Learning banjo is not easy, especially at a time and place (1960’s California) where banjo lessons were not a possibility. Martin’s technique was to take Earl Scruggs records and slow them down from 33 RPM to 16 RPM. He would then tune down the banjo to match the slower speed and start picking out the notes, painstakingly, one by one.
Years later, Martin began to integrate the banjo into his act.
“The reason I played [banjo] on stage,” he explained in an ABC interview, “is because…I thought it’s probably good to show the audience I can do something that looks hard, because this act looks like I’m just making it up.”
As he kept playing and practicing he got better.
In 2009, Martin released his first album, “The Crow.” It won a Grammy. (Last month he was nominated for his second Grammy.)
This was 50 years after Martin picked up his first Banjo — not far off from the 40 years he had predicted as a teenager it would take him to “know how to play.”
Martin’s Diligence
One of the things that has always impressed me about Steve Martin is his diligence.
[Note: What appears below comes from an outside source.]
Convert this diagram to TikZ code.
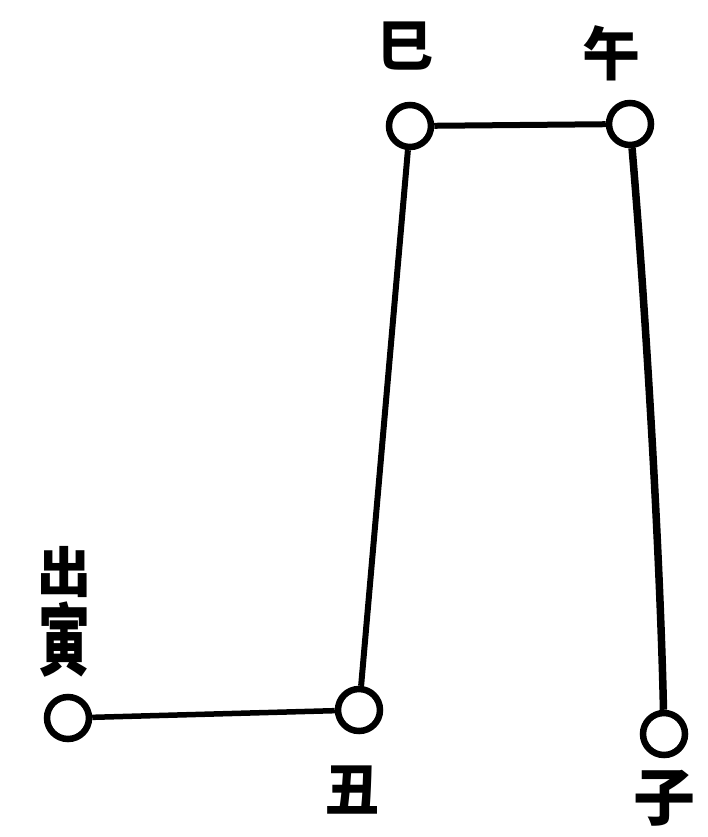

In his memoir, Born Standing Up, he emphasizes this theme — defining diligence not just in terms of persistence, but also in the ability to ignore unrelated pursuits.
Martin was, of course, being facetious when he pepped himself up with the idea that it would only take 40 years to get good at the banjo (he was playing at a high-level in his act within 5 – 10 years of starting his training), but this statement reflects a deeper truth: getting good at something is not to be taken lightly; it’s a pursuit measured in years, not weeks.